▸ YOUR INSTRUCTIONS: Write out the full listing exactly as given, minus the images.

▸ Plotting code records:
# # # # # # #

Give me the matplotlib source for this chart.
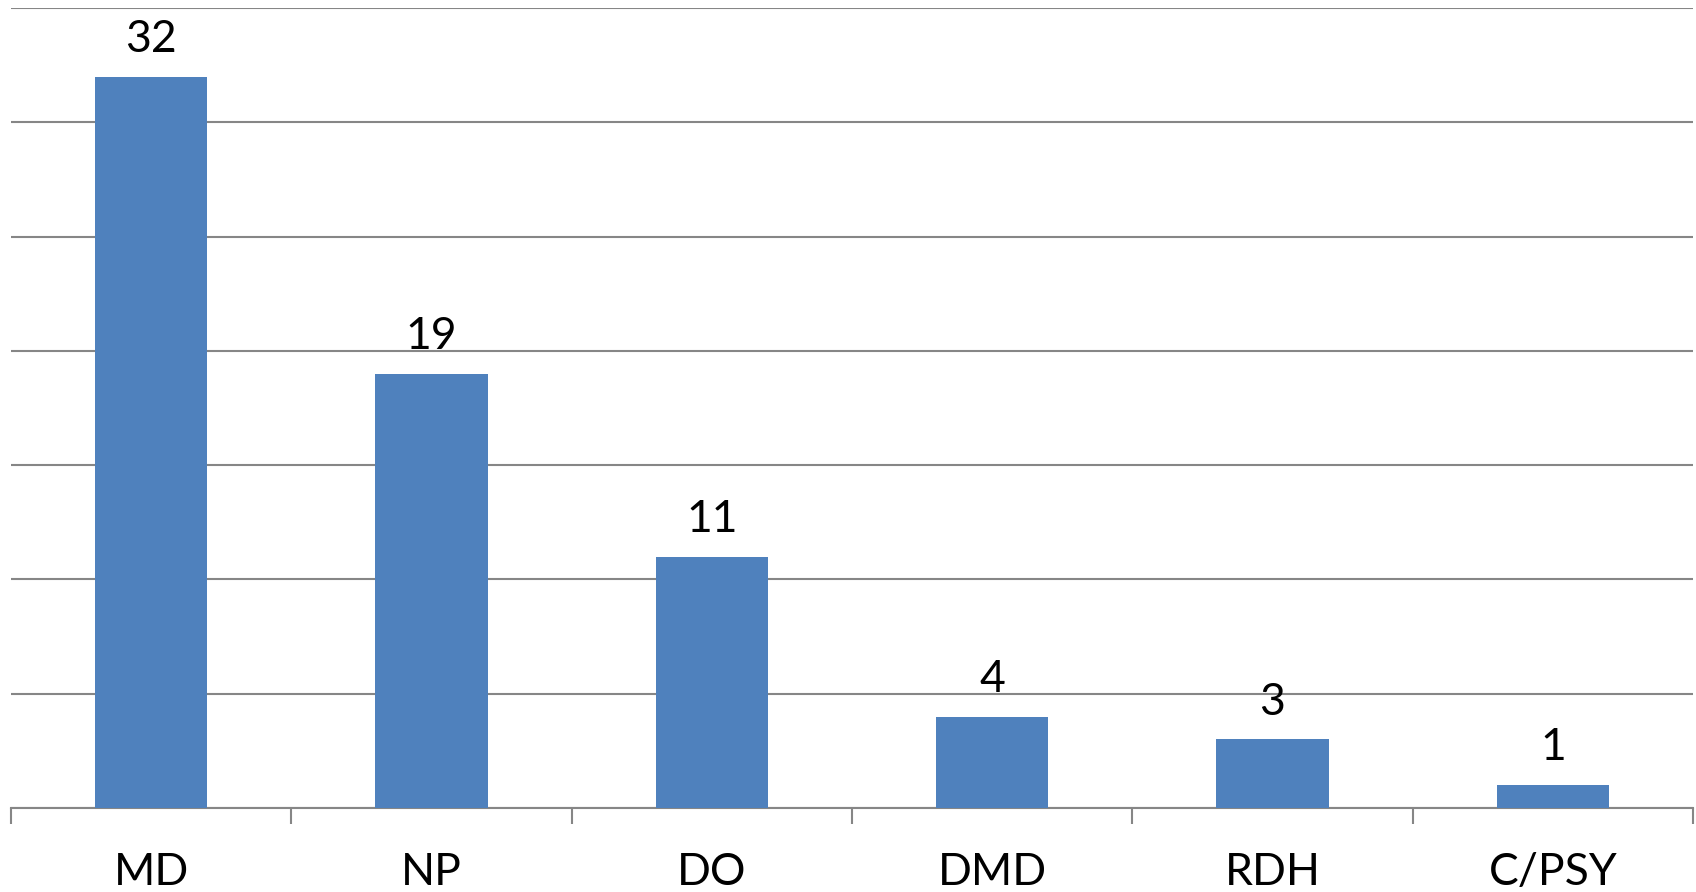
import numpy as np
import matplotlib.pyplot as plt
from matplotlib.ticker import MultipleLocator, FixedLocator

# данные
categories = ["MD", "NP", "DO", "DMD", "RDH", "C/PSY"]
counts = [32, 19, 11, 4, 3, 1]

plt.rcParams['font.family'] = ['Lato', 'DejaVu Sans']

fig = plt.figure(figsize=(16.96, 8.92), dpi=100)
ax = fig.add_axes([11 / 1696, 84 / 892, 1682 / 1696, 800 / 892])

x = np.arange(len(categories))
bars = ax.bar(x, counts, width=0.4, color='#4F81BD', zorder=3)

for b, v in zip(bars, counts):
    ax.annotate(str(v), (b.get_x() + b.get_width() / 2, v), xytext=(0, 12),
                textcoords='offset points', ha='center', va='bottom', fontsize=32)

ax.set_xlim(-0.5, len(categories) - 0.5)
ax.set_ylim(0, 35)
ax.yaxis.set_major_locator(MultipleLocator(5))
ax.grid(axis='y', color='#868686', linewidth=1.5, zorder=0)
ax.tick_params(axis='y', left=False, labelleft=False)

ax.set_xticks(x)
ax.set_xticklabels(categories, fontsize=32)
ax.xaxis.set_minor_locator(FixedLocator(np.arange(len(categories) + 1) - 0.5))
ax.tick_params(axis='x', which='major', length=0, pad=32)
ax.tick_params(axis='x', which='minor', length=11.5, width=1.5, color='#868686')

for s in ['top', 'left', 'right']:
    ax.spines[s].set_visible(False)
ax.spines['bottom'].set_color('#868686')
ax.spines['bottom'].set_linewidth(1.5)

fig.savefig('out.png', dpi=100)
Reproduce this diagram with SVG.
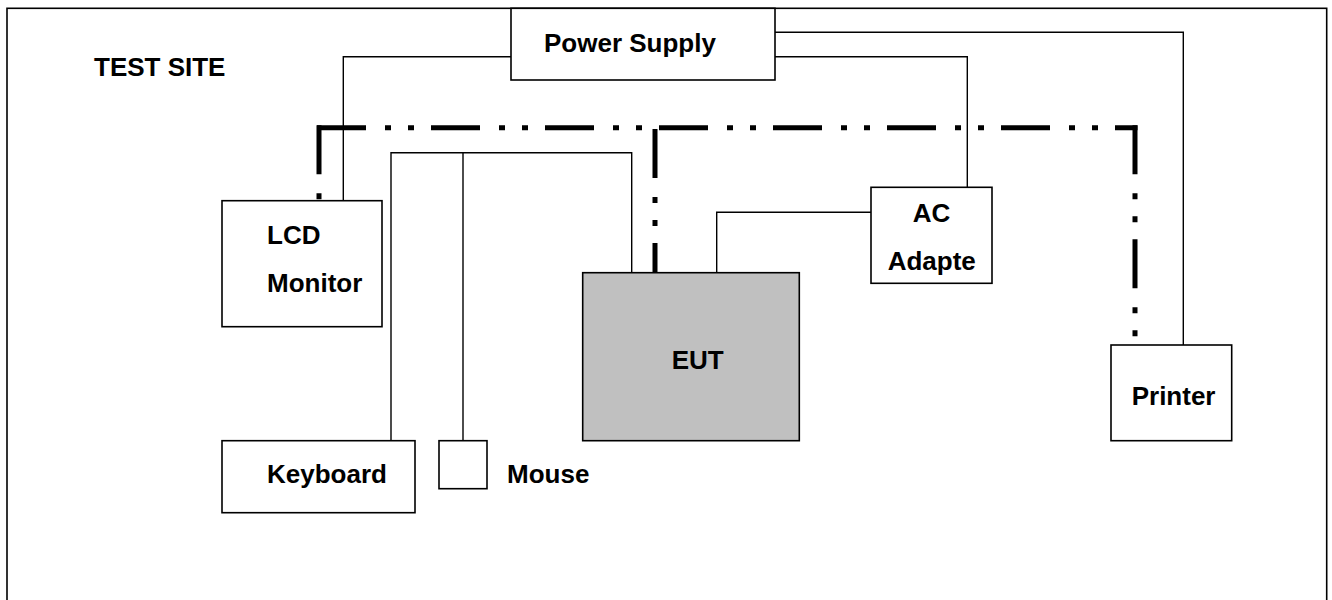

# # # # # # #

▸ REPLY:
Give me the matplotlib source for this chart.
import numpy as np
import matplotlib.pyplot as plt
from matplotlib.ticker import MultipleLocator, FixedLocator

# данные
categories = ["MD", "NP", "DO", "DMD", "RDH", "C/PSY"]
counts = [32, 19, 11, 4, 3, 1]

plt.rcParams['font.family'] = ['Lato', 'DejaVu Sans']

fig = plt.figure(figsize=(16.96, 8.92), dpi=100)
ax = fig.add_axes([11 / 1696, 84 / 892, 1682 / 1696, 800 / 892])

x = np.arange(len(categories))
bars = ax.bar(x, counts, width=0.4, color='#4F81BD', zorder=3)

for b, v in zip(bars, counts):
    ax.annotate(str(v), (b.get_x() + b.get_width() / 2, v), xytext=(0, 12),
                textcoords='offset points', ha='center', va='bottom', fontsize=32)

ax.set_xlim(-0.5, len(categories) - 0.5)
ax.set_ylim(0, 35)
ax.yaxis.set_major_locator(MultipleLocator(5))
ax.grid(axis='y', color='#868686', linewidth=1.5, zorder=0)
ax.tick_params(axis='y', left=False, labelleft=False)

ax.set_xticks(x)
ax.set_xticklabels(categories, fontsize=32)
ax.xaxis.set_minor_locator(FixedLocator(np.arange(len(categories) + 1) - 0.5))
ax.tick_params(axis='x', which='major', length=0, pad=32)
ax.tick_params(axis='x', which='minor', length=11.5, width=1.5, color='#868686')

for s in ['top', 'left', 'right']:
    ax.spines[s].set_visible(False)
ax.spines['bottom'].set_color('#868686')
ax.spines['bottom'].set_linewidth(1.5)

fig.savefig('out.png', dpi=100)
Reproduce this diagram with SVG.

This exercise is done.